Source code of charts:
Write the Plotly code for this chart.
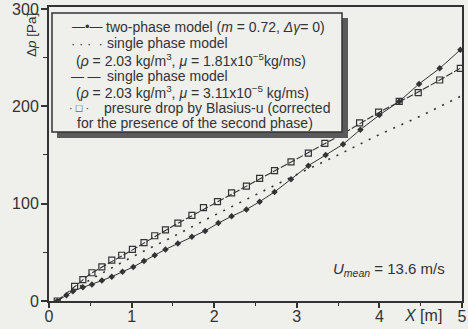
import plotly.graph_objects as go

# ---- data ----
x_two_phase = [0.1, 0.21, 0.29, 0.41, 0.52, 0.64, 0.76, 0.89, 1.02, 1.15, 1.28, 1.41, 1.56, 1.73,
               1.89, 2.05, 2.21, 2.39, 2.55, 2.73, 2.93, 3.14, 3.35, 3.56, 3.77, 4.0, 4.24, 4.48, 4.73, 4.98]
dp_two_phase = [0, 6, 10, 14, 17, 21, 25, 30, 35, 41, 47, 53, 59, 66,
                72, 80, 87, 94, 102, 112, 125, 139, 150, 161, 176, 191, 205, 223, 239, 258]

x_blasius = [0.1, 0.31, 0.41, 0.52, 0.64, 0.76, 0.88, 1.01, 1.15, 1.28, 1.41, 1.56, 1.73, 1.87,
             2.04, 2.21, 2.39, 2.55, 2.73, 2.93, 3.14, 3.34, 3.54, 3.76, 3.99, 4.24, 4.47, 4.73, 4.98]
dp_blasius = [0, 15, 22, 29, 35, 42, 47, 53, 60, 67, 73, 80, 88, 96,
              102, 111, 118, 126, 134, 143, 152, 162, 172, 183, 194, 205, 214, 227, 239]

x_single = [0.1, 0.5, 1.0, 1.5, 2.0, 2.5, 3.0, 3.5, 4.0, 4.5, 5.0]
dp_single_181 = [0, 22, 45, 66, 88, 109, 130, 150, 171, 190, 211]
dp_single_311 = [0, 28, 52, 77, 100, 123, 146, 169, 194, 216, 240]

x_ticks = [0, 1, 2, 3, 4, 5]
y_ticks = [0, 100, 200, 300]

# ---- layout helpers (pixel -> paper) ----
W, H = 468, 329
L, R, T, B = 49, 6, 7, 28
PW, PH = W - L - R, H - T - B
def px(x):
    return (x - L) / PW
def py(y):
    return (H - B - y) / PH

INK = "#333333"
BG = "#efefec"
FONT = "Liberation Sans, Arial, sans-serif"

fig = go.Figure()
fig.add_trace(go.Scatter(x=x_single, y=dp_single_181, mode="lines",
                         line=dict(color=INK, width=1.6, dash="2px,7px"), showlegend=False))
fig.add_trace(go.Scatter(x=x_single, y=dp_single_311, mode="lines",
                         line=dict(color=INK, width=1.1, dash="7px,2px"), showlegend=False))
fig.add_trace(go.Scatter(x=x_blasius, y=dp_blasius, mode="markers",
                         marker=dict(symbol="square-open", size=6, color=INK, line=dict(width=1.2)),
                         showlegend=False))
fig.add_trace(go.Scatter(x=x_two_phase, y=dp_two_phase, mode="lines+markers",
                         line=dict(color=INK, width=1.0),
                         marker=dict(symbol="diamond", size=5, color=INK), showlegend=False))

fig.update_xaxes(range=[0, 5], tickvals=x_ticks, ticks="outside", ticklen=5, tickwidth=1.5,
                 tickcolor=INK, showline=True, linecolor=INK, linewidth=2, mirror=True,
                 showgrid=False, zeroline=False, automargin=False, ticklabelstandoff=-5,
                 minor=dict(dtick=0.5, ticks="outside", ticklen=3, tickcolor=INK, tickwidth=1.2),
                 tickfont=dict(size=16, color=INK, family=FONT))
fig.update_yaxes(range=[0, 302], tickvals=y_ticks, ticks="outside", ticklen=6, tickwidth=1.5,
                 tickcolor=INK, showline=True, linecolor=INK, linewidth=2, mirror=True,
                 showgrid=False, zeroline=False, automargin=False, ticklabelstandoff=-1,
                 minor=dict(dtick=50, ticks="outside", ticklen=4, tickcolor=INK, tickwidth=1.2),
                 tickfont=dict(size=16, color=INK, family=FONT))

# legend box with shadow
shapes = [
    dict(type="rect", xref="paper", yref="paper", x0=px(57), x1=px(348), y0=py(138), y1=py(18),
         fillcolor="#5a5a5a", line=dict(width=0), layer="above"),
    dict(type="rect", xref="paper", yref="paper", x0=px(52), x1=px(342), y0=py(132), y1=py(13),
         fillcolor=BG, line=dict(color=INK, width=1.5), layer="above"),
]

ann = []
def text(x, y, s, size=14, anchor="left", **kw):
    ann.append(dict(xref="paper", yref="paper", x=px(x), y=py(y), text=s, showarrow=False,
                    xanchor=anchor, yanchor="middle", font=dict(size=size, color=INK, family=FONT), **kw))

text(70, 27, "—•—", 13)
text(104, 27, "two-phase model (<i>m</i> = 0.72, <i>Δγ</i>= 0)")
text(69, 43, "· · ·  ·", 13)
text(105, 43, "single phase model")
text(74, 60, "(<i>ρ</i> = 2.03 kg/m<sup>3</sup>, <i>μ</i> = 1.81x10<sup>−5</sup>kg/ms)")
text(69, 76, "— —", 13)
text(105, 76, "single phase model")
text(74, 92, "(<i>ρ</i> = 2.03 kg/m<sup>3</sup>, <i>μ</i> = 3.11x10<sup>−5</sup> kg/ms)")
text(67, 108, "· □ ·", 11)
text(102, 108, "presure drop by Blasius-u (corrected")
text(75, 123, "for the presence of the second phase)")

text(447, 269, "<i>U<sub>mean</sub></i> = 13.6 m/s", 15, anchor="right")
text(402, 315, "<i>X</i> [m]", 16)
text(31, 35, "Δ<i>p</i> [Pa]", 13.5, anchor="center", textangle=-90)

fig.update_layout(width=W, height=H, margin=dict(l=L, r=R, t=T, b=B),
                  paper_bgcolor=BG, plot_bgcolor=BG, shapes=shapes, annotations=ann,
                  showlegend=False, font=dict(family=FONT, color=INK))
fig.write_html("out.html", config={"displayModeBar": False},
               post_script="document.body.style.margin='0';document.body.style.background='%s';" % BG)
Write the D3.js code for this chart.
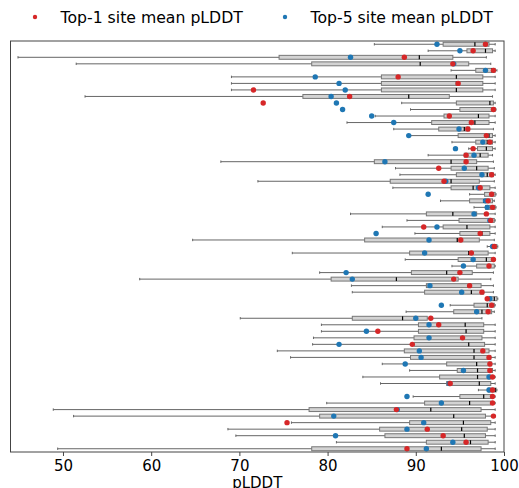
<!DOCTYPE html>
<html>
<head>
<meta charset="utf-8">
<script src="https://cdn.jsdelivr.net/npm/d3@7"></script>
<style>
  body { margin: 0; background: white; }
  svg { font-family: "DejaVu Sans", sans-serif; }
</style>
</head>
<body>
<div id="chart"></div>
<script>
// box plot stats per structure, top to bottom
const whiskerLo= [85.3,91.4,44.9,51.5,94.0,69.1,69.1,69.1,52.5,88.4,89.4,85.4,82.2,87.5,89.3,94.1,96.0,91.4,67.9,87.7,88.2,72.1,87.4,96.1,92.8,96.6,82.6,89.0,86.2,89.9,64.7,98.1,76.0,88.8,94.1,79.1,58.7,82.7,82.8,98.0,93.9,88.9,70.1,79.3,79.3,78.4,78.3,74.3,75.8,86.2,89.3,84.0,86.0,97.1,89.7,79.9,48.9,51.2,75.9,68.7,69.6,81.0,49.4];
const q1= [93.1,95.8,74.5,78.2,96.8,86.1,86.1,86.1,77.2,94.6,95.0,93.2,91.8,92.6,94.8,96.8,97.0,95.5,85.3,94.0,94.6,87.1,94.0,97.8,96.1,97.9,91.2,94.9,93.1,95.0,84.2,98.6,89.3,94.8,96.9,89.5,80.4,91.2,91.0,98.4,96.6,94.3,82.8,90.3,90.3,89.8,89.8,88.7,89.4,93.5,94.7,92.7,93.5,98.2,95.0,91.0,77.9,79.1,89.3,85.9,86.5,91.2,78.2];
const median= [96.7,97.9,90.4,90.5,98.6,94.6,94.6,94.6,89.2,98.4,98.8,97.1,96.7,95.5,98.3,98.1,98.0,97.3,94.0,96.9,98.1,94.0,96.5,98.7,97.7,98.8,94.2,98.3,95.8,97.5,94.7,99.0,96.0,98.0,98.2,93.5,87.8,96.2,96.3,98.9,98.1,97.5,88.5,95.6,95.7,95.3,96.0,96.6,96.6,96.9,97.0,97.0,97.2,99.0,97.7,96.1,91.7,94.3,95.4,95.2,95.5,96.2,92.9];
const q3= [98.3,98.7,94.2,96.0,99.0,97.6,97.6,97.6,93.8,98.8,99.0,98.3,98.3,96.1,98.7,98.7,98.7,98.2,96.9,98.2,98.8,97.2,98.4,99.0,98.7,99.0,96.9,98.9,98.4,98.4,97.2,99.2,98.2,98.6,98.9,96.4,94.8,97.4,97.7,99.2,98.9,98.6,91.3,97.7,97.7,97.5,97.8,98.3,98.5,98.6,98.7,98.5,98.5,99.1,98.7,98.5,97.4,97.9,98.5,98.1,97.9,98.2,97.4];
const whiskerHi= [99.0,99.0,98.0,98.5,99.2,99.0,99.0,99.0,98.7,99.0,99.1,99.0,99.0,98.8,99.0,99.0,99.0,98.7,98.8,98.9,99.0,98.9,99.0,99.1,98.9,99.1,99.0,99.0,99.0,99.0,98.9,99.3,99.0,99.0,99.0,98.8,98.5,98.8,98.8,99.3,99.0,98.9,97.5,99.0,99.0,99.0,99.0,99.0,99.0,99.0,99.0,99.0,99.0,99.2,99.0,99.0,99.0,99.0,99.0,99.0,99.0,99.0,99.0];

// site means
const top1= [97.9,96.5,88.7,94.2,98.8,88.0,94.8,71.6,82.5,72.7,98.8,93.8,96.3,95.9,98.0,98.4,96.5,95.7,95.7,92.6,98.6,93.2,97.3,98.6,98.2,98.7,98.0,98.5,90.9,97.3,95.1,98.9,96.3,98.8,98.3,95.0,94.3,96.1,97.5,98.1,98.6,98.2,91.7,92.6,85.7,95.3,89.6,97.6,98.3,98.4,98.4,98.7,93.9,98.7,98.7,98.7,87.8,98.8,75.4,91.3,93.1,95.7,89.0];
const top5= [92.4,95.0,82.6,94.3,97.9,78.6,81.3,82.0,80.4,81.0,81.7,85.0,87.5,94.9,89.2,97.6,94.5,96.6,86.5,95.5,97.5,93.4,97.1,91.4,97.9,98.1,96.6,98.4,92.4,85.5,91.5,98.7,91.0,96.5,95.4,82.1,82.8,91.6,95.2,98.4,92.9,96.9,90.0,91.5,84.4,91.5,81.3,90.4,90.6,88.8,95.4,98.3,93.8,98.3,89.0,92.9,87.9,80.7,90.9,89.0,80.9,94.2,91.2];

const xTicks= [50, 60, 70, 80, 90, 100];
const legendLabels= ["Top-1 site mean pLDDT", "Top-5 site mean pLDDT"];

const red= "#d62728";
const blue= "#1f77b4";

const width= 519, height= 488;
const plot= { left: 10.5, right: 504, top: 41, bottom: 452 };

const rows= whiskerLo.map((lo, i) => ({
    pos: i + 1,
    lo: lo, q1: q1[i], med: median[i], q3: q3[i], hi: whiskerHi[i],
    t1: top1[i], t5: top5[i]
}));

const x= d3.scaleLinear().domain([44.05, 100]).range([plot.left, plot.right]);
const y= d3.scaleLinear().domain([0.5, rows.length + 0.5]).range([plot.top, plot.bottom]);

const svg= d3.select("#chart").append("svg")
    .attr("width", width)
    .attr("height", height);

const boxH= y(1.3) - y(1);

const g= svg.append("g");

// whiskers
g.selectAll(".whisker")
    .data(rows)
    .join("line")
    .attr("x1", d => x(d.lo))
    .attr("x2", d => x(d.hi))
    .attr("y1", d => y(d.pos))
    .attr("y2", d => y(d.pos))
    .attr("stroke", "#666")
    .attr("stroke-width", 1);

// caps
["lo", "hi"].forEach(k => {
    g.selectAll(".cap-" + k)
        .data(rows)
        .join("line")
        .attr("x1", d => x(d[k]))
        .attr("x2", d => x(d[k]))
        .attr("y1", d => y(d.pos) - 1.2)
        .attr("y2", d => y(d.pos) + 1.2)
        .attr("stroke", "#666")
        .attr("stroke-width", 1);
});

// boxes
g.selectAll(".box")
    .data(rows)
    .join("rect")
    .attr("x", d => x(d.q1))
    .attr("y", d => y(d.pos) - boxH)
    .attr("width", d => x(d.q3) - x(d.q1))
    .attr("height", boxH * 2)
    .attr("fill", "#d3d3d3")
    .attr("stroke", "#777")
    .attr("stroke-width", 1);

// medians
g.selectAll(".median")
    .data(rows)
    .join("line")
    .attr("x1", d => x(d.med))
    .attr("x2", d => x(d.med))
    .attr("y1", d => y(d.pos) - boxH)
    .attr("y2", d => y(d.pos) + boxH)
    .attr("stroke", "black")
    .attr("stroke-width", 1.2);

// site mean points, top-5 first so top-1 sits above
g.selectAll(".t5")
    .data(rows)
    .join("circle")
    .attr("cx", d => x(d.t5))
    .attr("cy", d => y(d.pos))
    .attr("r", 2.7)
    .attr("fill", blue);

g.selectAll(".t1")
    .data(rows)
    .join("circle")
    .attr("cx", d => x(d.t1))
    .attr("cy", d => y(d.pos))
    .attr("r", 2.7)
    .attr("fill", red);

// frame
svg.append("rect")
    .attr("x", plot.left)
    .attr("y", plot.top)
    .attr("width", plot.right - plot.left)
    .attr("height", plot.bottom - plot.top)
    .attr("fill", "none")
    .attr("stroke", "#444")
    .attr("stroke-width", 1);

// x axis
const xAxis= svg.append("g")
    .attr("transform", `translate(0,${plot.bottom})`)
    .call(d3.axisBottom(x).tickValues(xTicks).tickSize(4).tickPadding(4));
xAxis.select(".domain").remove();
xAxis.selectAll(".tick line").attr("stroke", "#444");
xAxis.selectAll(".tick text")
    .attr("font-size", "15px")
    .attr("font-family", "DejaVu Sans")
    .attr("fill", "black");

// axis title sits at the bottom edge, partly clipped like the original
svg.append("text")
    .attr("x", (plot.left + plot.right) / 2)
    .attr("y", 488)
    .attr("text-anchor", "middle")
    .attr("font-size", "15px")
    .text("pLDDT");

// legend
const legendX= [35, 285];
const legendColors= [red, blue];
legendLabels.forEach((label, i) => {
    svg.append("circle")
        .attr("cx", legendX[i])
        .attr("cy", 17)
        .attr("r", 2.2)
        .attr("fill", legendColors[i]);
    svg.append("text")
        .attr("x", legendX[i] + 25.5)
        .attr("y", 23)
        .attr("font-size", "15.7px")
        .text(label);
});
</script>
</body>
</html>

**Directive**
Report how many lines of the listing above include the word "this". Say nothing but the number.

**Answer for the task**
2